Several Proud Boys have been charged and convicted of Insurrection now, and several of them have explicitly said they felt they were acting on Trump's orders. I don't feel there's too many dots in line to connect them together enough to disqualify Trump now.
That's a problematic line of reasoning. In general, one's belief that he has been deputized by some authority and is acting properly under that authority doesn't automatically attach liability to that authority. Nor is the agent completely absolved—even if the agent is an authentic deputy. That the President orders you to attack someone does not remove your responsibility to act in conscientious accordance with the law.
Conversely it doesn't matter whether anyone believes or obeys an authority's orders. If the President knowingly orders an act of insurrection, he is liable for that attempt whether or not it succeeded.
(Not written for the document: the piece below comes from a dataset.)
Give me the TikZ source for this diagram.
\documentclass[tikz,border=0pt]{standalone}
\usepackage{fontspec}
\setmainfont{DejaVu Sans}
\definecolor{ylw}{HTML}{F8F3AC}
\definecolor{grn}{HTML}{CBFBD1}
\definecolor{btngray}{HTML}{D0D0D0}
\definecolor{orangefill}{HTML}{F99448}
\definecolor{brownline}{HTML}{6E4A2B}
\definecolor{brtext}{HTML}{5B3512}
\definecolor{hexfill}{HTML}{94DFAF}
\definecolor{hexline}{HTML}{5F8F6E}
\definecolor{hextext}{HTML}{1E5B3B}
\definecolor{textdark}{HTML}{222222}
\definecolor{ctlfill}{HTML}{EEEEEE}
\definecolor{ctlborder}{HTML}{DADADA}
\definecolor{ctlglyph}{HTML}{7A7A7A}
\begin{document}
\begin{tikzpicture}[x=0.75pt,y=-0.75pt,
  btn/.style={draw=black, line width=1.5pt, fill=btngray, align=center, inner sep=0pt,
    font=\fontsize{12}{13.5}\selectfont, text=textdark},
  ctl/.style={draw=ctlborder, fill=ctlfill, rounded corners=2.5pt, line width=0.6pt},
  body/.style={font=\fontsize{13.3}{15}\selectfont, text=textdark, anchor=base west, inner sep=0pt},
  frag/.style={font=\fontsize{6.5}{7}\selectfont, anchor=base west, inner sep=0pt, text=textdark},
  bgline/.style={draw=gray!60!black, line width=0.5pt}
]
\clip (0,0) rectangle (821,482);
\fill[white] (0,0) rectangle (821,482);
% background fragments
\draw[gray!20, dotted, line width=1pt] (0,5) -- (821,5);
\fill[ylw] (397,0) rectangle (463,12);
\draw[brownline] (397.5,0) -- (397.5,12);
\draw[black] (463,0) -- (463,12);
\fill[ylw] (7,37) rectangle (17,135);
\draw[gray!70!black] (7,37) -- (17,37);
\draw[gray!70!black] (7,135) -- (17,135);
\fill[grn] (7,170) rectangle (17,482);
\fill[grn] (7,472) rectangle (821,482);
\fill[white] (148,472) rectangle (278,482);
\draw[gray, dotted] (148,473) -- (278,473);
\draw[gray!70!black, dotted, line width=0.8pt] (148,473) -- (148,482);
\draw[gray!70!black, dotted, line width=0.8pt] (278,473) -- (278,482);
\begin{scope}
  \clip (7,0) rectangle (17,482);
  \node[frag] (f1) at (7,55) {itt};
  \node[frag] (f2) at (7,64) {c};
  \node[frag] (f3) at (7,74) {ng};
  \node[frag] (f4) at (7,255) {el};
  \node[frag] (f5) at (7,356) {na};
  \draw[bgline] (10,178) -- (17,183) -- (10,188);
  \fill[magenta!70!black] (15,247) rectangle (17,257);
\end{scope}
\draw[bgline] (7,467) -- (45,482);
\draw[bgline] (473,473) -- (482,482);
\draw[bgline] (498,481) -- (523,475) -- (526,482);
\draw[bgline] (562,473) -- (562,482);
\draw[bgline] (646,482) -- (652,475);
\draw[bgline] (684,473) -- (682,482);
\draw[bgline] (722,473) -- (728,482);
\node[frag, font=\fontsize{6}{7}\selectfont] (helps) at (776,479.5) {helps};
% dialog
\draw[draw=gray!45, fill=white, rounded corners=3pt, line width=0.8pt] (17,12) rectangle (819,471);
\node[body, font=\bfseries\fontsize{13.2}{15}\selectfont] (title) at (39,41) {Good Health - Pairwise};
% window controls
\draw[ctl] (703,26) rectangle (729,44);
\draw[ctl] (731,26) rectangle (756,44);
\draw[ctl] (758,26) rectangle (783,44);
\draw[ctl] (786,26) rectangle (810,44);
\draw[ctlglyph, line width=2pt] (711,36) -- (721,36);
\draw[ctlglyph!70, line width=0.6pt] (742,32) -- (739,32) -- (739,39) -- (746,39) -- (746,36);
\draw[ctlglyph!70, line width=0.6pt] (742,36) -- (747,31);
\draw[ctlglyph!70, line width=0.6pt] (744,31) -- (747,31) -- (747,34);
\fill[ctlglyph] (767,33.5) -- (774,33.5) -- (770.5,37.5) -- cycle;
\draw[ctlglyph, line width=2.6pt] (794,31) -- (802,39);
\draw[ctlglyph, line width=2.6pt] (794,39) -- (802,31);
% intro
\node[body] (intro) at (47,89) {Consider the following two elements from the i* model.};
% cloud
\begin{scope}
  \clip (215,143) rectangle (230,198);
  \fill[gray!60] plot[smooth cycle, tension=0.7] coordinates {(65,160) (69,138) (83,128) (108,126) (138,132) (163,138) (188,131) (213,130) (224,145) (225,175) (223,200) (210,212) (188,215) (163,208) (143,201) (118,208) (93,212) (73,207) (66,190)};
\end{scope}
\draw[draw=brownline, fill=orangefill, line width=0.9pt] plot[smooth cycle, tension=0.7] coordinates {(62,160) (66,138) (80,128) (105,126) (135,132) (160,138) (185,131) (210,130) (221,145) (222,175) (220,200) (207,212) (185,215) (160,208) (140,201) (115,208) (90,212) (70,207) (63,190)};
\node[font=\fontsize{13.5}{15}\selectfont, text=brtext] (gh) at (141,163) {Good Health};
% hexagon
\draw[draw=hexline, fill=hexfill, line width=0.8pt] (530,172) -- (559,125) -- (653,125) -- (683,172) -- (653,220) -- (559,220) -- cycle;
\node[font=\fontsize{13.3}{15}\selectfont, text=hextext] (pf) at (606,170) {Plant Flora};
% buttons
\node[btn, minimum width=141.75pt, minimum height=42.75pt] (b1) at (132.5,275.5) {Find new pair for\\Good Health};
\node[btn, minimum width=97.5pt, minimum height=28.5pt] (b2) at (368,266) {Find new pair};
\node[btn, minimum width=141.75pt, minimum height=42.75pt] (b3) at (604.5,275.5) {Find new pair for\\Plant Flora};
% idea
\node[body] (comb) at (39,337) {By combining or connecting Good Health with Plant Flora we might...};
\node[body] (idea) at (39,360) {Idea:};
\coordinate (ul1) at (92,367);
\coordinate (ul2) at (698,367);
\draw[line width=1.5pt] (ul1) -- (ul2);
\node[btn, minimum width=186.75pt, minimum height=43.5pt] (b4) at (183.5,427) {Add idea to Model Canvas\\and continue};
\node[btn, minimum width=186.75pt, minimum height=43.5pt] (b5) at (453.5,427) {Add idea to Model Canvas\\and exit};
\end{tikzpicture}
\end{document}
Criminal law does not generally require a criminal effort to succeed in order for liability to attach.
To repeat the hackneyed phrase, it's going to come down to what did the President know and when did he know it. If Trump truly believed he was encouraging people to save democracy by protesting the certification of a stolen election, he might escape liability (but probably not, since the President has many tools available to him other than the deputization of an armed mob). But Trump's other statements and the observations of others cast doubt on the veracity of any such belief.
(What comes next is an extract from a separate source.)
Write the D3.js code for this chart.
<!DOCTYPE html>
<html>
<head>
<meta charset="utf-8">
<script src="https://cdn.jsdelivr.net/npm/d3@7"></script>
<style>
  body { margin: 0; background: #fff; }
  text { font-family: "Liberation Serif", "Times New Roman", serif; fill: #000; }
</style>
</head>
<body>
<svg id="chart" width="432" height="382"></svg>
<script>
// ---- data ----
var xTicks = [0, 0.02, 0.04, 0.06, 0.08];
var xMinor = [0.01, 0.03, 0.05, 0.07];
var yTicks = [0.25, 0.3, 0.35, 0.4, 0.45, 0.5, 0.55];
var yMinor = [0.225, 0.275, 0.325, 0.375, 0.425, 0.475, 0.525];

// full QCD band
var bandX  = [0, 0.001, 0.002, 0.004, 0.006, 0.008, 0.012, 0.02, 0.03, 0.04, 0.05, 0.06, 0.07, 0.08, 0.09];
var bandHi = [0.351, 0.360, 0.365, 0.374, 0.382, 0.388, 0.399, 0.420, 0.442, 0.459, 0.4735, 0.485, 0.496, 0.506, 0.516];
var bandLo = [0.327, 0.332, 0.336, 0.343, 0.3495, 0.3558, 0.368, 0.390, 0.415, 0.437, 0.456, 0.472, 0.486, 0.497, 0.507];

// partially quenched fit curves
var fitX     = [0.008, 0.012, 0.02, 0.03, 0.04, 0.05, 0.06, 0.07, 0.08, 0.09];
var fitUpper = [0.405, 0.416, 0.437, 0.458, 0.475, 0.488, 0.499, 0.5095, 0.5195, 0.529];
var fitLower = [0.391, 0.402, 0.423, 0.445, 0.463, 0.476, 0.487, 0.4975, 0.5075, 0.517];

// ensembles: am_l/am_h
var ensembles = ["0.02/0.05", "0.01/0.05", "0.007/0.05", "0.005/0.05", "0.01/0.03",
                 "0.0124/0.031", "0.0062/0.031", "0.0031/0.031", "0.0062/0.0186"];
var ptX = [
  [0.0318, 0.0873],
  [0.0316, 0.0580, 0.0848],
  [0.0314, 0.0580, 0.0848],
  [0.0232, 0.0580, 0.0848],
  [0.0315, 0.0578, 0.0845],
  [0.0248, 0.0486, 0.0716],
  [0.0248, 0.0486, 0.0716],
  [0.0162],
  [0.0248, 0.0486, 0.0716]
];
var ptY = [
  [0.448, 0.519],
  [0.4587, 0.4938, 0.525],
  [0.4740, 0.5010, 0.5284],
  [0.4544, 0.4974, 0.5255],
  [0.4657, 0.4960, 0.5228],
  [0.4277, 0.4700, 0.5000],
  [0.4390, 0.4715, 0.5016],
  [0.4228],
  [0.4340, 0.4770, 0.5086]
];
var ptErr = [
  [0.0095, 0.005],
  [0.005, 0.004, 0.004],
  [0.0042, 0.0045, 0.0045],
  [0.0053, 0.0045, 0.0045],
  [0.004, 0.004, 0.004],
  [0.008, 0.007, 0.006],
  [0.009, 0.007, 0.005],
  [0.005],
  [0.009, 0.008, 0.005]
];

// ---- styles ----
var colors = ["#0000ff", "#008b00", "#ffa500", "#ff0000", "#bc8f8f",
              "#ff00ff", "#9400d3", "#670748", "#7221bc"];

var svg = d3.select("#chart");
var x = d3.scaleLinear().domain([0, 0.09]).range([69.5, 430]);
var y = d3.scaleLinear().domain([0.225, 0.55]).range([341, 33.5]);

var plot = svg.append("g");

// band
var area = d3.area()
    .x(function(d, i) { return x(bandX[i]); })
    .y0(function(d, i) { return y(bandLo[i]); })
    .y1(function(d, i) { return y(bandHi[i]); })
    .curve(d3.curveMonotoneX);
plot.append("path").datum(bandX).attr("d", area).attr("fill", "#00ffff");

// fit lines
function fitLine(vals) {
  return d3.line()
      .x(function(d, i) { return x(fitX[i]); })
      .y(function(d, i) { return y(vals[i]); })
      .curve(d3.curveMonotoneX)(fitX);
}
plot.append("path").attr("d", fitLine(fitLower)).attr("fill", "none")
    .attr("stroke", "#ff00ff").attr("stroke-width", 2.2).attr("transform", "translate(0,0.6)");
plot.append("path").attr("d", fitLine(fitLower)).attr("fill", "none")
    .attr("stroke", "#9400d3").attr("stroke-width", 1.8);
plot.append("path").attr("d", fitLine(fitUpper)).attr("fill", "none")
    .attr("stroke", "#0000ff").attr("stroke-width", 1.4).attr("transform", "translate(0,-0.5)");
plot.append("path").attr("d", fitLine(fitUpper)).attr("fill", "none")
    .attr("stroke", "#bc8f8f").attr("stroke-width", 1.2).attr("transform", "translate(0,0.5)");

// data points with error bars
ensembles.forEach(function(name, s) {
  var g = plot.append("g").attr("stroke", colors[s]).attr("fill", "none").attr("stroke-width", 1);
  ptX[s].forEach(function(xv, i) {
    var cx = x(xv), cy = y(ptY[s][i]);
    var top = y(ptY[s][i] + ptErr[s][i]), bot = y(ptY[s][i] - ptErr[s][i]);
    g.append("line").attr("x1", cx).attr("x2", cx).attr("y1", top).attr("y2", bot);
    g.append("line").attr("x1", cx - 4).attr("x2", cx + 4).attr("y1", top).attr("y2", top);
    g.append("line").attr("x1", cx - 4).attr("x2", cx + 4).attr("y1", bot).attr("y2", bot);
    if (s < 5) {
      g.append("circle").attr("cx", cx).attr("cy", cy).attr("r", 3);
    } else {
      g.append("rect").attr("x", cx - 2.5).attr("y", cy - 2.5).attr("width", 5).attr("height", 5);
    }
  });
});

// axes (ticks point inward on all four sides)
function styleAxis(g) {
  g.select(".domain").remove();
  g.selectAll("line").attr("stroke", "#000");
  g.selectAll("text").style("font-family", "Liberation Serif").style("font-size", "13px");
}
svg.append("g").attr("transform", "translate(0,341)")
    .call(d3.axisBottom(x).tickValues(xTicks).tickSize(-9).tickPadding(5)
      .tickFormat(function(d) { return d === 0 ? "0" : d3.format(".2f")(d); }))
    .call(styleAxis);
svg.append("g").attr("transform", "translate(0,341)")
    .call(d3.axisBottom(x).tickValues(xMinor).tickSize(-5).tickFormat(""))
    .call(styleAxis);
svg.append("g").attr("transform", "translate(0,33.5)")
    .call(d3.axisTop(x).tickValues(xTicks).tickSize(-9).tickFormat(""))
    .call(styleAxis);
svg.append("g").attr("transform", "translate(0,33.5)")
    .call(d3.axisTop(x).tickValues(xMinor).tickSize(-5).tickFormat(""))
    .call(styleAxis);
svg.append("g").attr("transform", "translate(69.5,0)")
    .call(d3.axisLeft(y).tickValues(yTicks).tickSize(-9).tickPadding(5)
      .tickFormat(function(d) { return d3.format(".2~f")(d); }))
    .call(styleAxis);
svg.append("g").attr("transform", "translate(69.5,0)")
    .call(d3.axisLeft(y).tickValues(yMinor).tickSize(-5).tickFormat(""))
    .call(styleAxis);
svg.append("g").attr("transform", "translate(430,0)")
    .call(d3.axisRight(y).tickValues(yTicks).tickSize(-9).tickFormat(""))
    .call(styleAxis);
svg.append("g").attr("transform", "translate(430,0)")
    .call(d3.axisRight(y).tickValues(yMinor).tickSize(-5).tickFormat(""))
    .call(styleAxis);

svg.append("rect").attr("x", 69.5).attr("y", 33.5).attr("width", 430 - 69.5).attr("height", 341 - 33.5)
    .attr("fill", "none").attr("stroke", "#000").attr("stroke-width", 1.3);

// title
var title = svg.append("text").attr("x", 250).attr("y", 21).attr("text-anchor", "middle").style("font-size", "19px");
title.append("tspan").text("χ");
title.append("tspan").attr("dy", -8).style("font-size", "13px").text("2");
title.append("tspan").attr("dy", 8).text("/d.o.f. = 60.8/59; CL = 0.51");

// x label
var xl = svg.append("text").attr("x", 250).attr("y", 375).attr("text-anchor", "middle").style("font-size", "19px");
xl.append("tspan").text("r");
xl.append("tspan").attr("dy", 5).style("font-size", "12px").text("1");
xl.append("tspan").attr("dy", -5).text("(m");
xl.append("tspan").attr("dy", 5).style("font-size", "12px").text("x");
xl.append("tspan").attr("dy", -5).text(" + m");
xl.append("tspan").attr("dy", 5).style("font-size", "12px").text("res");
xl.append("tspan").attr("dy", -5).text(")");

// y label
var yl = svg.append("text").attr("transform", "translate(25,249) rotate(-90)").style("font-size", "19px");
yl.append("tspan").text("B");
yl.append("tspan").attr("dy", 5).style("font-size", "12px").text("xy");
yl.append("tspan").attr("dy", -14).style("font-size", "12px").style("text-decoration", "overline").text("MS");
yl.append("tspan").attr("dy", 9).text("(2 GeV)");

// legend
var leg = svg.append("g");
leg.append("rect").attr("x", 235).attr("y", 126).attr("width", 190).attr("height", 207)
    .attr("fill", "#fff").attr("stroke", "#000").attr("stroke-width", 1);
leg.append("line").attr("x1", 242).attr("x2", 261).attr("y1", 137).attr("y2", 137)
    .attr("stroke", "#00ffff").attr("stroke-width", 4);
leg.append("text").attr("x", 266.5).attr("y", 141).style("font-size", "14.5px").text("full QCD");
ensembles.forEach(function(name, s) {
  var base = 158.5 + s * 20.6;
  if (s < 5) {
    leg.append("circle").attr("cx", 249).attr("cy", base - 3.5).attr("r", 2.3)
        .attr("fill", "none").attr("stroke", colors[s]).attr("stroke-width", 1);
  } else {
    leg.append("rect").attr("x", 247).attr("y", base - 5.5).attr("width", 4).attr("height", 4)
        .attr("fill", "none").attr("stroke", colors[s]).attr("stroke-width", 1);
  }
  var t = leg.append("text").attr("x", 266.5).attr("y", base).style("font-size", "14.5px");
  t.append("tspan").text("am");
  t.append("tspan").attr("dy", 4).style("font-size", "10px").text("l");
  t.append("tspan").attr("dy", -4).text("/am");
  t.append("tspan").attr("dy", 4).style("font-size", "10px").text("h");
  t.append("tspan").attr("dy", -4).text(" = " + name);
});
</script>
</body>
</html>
Trump's best defense is that he never ordered anyone to do anything illegal or as part of a seditious conspiracy. He can try to say he meant to organize and lead a peaceful protest outside the Capitol and that any who took his statements as authorization for or instructions to carry out an violent, armed intervention were mistaken. That certain people got the wrong impression isn't his fault. Even in the hands of a skilled prosecutor, what any number of people understood Trump to have meant doesn't provide evidence for his actual mental state.
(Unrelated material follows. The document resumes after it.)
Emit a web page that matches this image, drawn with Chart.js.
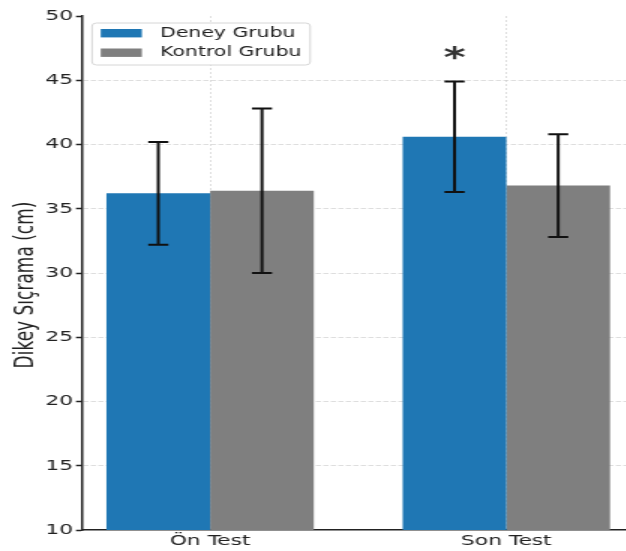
<!DOCTYPE html>
<html>
<head>
<meta charset="utf-8">
<script src="https://cdn.jsdelivr.net/npm/chart.js@4.4.1/dist/chart.umd.min.js"></script>
<style>
  html, body { margin: 0; padding: 0; background: #fff; overflow: hidden; width: 626px; height: 551px; }
  #wrap { position: absolute; left: 0; top: 0; width: 423px; height: 551px; transform: scaleX(1.5); transform-origin: 0 0; }
  canvas { display: block; }
</style>
</head>
<body>
<div id="wrap"><canvas id="c" width="423" height="551"></canvas></div>
<script>
// Dikey sıçrama ortalamaları ve standart sapmaları
const categories = ['Ön Test', 'Son Test'];
const seriesNames = ['Deney Grubu', 'Kontrol Grubu'];
const deneyMeans = [36.2, 40.6];
const deneyErrors = [4.0, 4.3];
const kontrolMeans = [36.4, 36.8];
const kontrolErrors = [6.4, 4.0];
const deneyMarks = ['', '*'];
const kontrolMarks = ['', ''];
const yTicks = [10, 15, 20, 25, 30, 35, 40, 45, 50];
const yTitle = 'Dikey Sıçrama (cm)';

const colors = ['#1f77b4', '#7f7f7f'];
const errors = [deneyErrors, kontrolErrors];
const marks = [deneyMarks, kontrolMarks];
const TEXT = '#222';
const GRID = 'rgba(200,200,200,0.6)';

const toPoints = arr => arr.map((v, i) => ({ x: i, y: v }));

// Hata çubukları, anlamlılık işareti, eksen başlığı ve gösterge
const overlay = {
  id: 'overlay',
  afterDraw(chart) {
    const ctx = chart.ctx;
    const y = chart.scales.y;
    const area = chart.chartArea;

    chart.data.datasets.forEach((ds, di) => {
      const meta = chart.getDatasetMeta(di);
      meta.data.forEach((el, i) => {
        const m = ds.data[i].y;
        const e = errors[di][i];
        const top = y.getPixelForValue(m + e);
        const bot = y.getPixelForValue(m - e);
        ctx.save();
        ctx.strokeStyle = '#111';
        ctx.lineWidth = 2;
        ctx.beginPath();
        ctx.moveTo(el.x, top); ctx.lineTo(el.x, bot);
        ctx.moveTo(el.x - 6.7, top); ctx.lineTo(el.x + 6.7, top);
        ctx.moveTo(el.x - 6.7, bot); ctx.lineTo(el.x + 6.7, bot);
        ctx.stroke();
        if (marks[di][i]) {
          ctx.fillStyle = '#333';
          ctx.font = 'bold 28px "DejaVu Sans"';
          ctx.textAlign = 'center';
          ctx.textBaseline = 'alphabetic';
          ctx.fillText(marks[di][i], el.x, y.getPixelForValue(m + e + 1.1));
        }
        ctx.restore();
      });
    });

    // y ekseni başlığı
    ctx.save();
    ctx.translate(22.2, (area.top + area.bottom) / 2 + 12);
    ctx.rotate(-Math.PI / 2);
    ctx.fillStyle = TEXT;
    ctx.font = '17px "DejaVu Sans"';
    ctx.textAlign = 'center';
    ctx.textBaseline = 'alphabetic';
    ctx.fillText(yTitle, 0, 0);
    ctx.restore();

    // gösterge kutusu
    const bx = area.left + 6.7, by = area.top + 7, bw = 145.4, bh = 42;
    ctx.save();
    ctx.beginPath();
    ctx.roundRect(bx, by, bw, bh, 3);
    ctx.fillStyle = 'rgba(255,255,255,0.9)';
    ctx.fill();
    ctx.strokeStyle = '#d6d6d6';
    ctx.lineWidth = 1;
    ctx.stroke();
    ctx.font = '13.6px "DejaVu Sans"';
    ctx.textBaseline = 'middle';
    ctx.textAlign = 'left';
    seriesNames.forEach((name, i) => {
      const cy = by + 10.2 + i * 19.5;
      ctx.fillStyle = colors[i];
      ctx.fillRect(bx + 5.8, cy - 4.2, 27.4, 8.4);
      ctx.fillStyle = TEXT;
      ctx.fillText(name, bx + 45.4, cy);
    });
    ctx.restore();
  }
};

new Chart(document.getElementById('c'), {
  type: 'bar',
  data: {
    datasets: [
      { label: seriesNames[0], data: toPoints(deneyMeans), backgroundColor: colors[0], borderWidth: 0 },
      { label: seriesNames[1], data: toPoints(kontrolMeans), backgroundColor: colors[1], borderWidth: 0 }
    ]
  },
  options: {
    responsive: false,
    animation: false,
    categoryPercentage: 0.7,
    barPercentage: 1.0,
    layout: { padding: { top: 16, left: 0, right: 0, bottom: 0 } },
    plugins: { legend: { display: false }, tooltip: { enabled: false } },
    scales: {
      x: {
        type: 'linear',
        min: -0.4325,
        max: 1.4325,
        offset: false,
        z: 1,
        afterBuildTicks: s => { s.ticks = categories.map((_, i) => ({ value: i })); },
        afterFit: s => { s.height = 21; },
        ticks: {
          callback: v => categories[v] ?? '',
          font: { family: 'DejaVu Sans', size: 14.5 },
          color: TEXT,
          padding: 3,
          maxRotation: 0
        },
        grid: { offset: false, drawTicks: false, color: GRID, lineWidth: 1 },
        border: { display: true, color: '#222', width: 1.5, dash: [2, 2] }
      },
      y: {
        min: 10,
        max: 50,
        z: 1,
        afterBuildTicks: s => { s.ticks = yTicks.map(v => ({ value: v })); },
        afterFit: s => { s.width = 54.67; },
        ticks: { font: { family: 'DejaVu Sans', size: 14.5 }, color: TEXT, padding: 2 },
        grid: {
          color: c => (c.tick && (c.tick.value === 10 || c.tick.value === 50)) ? 'rgba(0,0,0,0)' : GRID,
          lineWidth: 1,
          tickLength: 4,
          tickColor: '#222',
          tickWidth: 1.5,
          tickBorderDash: [1, 0]
        },
        border: { display: true, color: '#222', width: 1.5, dash: [3.5, 1.5] }
      }
    }
  },
  plugins: [overlay]
});
</script>
</body>
</html>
I guess, good luck with that kind of defense. Trump knew the audience for his speech was armed. He took affirmative steps as President to ensure that they could remain armed. He invited them to march to the Capitol and promised that he would join them. Knowing what we know about Donald Trump, it's not out of the question to suppose that he planned to march at the head of a vast throng of his armed supporters, storming into the Capitol and demanding that the Vice President reject the "fraudulent" votes from states that voted against him, and instead accept his alternate electors, thereby saving democracy from the Deep State. He seems to have been prevented from doing some such thing only by the Secret Service. And that may help him legally since actions are harder to explain away than words.
Of course the mistake is to believe Trump took or contemplated any of these actions out of anything but narcissism. Remember he's really only in this for the ratings. He likely wanted visuals on the 6 o'clock news (Is that even a thing anymore?) of him appearing as the personal champion of truth, justice, and the American way. It's not about those ideals. It's about Trump being associated personally with defense of those ideals, and thereby reinforcing his cult of personality. The notion that his actions might be considered some kind of insurrection (justified or not) probably never entered his thinking.
Where Trump might actually get into trouble is in his promise to pardon those convicted from the Jan. 6 insurrection. Regardless of whether it can be established that he ordered them to do what they did, a promise of pardon could be seen to give aid and comfort to those actors. It will be hard to argue that he approves of their behavior enough to pardon them, but not enough to be identified with their criminal conspiracy.